A different kind of serious
He also needs to look to other men to help him understand his feelings. A woman knows how it feels to be a woman; not how it feels to be a man. She can help him understand the value of being able to know how he feels and to express those feelings, but she cannot help him much with knowing what those feeling are. As Robert Bly says, "If a man tries to learn how to feel from a woman he goes numb from the neck to the navel". Only other men can really help a man come to terms with his masculine self. He needs to find a wise elder (in books, or in real life), or a friend who can help respect his essential maleness.
If he has drifted into feeling more comfortable with women rather than other men then that is a sign that he is not comfortable with himself. He could look at what he does with the wilder parts of himself and how he relates to them. Are they integrated into his life in healthy ways? If not, then he needs to heal his relationship with those parts of himself. Some of the Men's Movement literature is helpful with that (Robert Bly, Sam Keen et al) and helps create ideas for expressing male energy positively.

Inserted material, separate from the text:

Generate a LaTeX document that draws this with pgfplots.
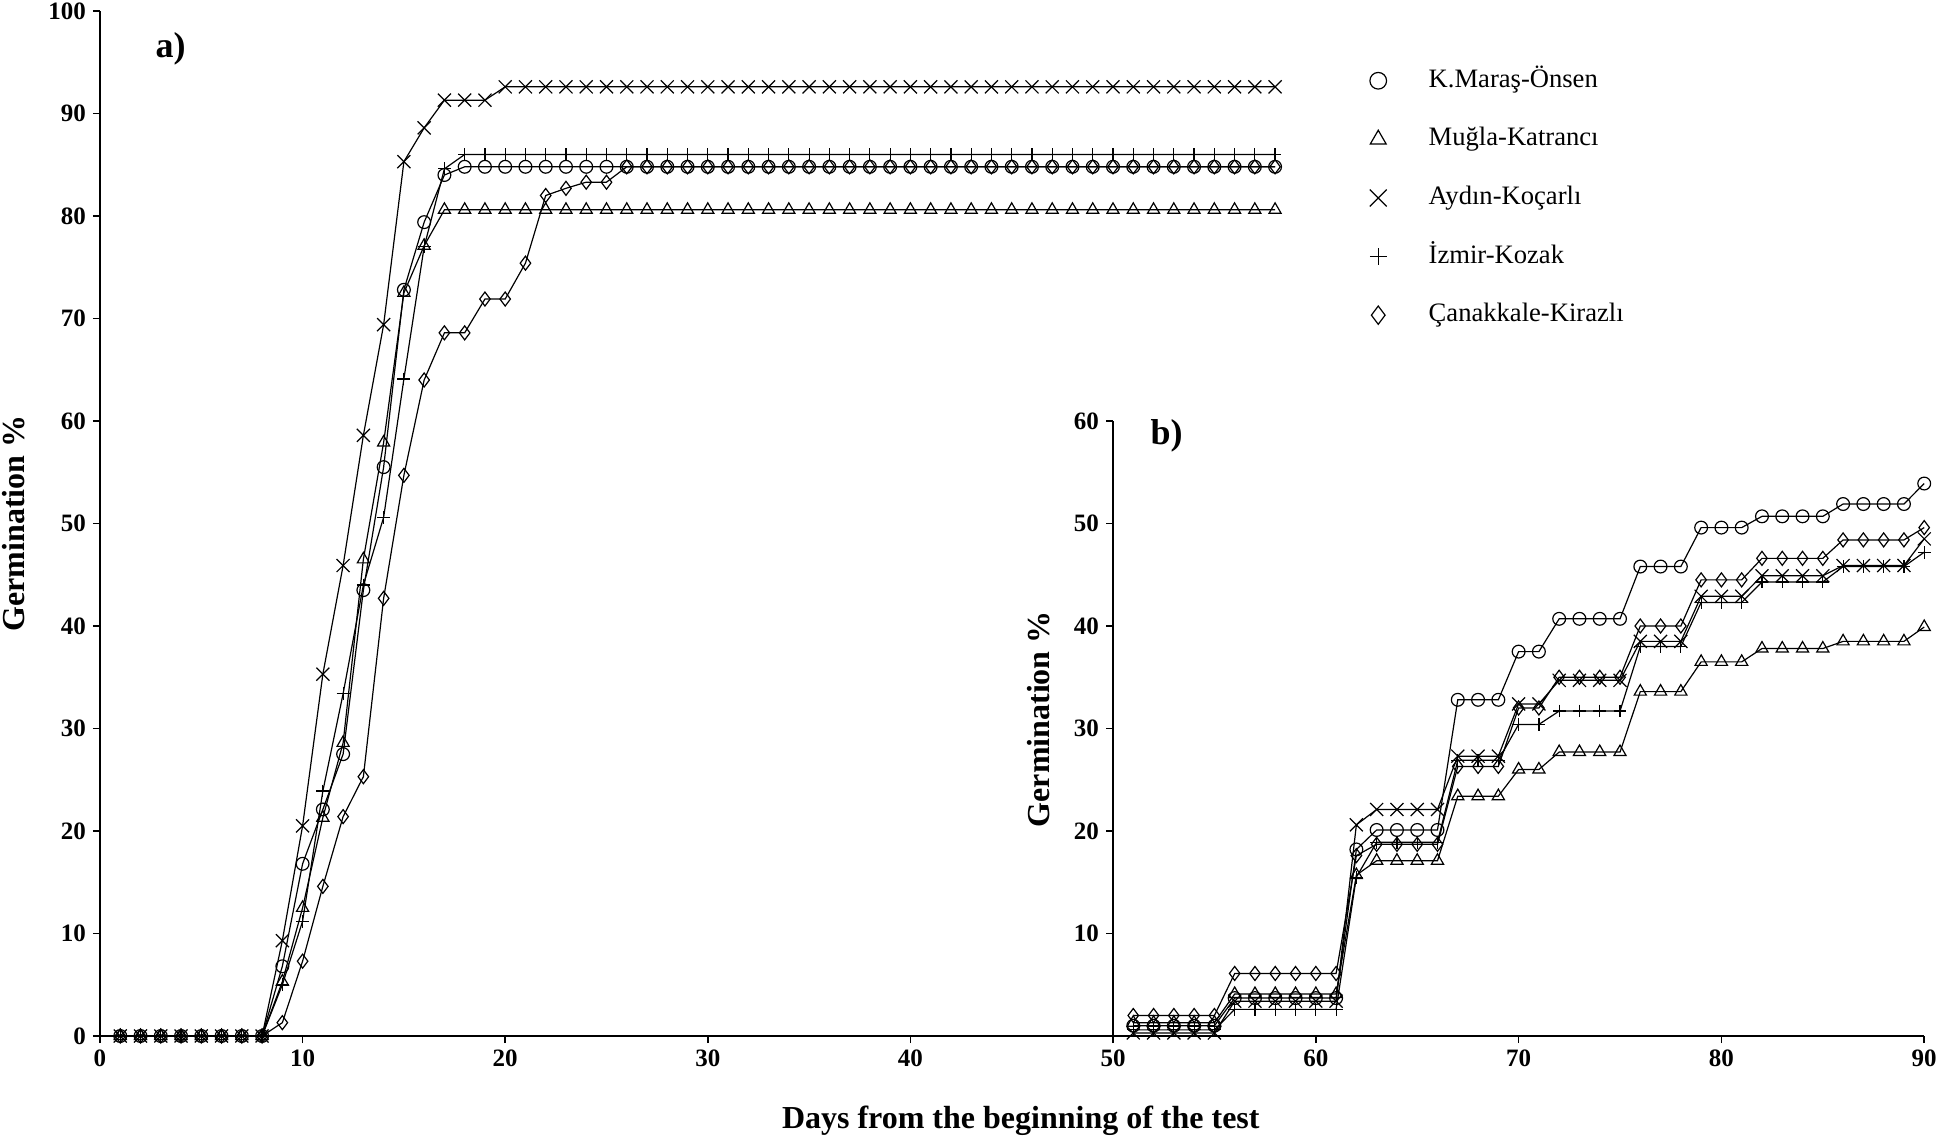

What often makes is man into a Nice Guy is when he becomes dismayed by the damage done in the world by male energy when it is unbalanced. Nice Guys are essentially healthy men who are attempting to break out of the traditional male roles. They will have gained many insights about human nature, and especially about women, while on their journey. It is then really a matter of them reclaiming those parts of their male selves they somewhat left behind. They can they be the type of the man the world needs: balanced and healthy men, who are strong, empowered and confident who are also comfortable showing care, openness and sensitivity.